We, me n my parents, ha the "talk" and i was placed as innocent! but i'm not limited to two hours a day... like they'll keep track when they're not home! HA! well i'm just happy my parents arn't murdering me...before the "talk" my friend offered me a knife for protection! A KNIFE!!! he thought it was gonna go that badly...

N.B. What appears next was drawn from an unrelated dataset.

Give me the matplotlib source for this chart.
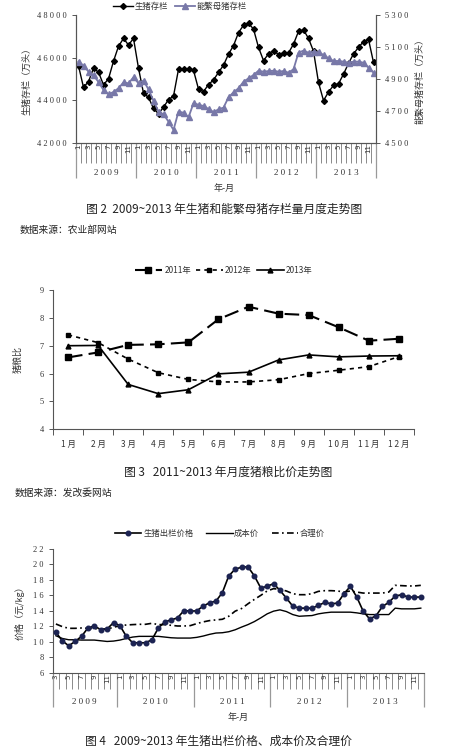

I might be done for soon! my dad found me on this wiki, GKG, and well... it stands for guys kissing guys. so now me n my parents are going 'to talk' and discus it. i'll just say i clicked on the wrong thing and left. but my friend, Josh, was laughing about my parents reaction. He said my dad will walk out with a rocket launcher in one hand and a shot gun in the other. he wears a red head band and army clothes. and a shirt that says "I hate homos". with 6 knives in each boot... sadly if he knew... i think he would 0_o
whoa, i just realized i made 1065 meassages! THATS ALOT ...i don't mean to be so social either...lol
It's kinda sad...I feel so alone at times, i just want to run away and be forgotten, forget about all my worries and problems...But i know its just too good to happen, it just feels like my life is useless, no one cares if im gone tomorrow, I just want to be forgotten
=P i just found out I have ADHD! it means attention deficate hyperactive disorder. no worries, it just explains why i never pay attention, fidgit with things, have suddon bursts of energy, stay up all night, and maybe even the mood swings. maybe thats why my parents gave me those pills wen i was lil...wow lol
HELP!!!
my friend asked me out again, and yet she doesn't have a clue that I'm gay! and she had a crush on me for three years, so i didn't want to hurt her by saying no, but i know i'll hurt her in the long run, so yeah...back in the closet for me=( o well, maybe i'll find that someone soon.
I don't get it, people would reather give up hope n commit suicide, why? I guess some people can't see the optmistic side on things, well, except when people die. But really, they should cherish what they have, not what they want. I just wish people would realize that theres more to life than hoping that death will sweep them away someday. Friends are what really changes the world, I just hope people discover that thier friends are helping them. "I have no friends" you say? what about your family, theres always someone out there loving you, maybe you didn't find that person yet, but soon. So come on, go up to your friends and say thank you, they've been by your side all along, maybe they should say thanx to you too.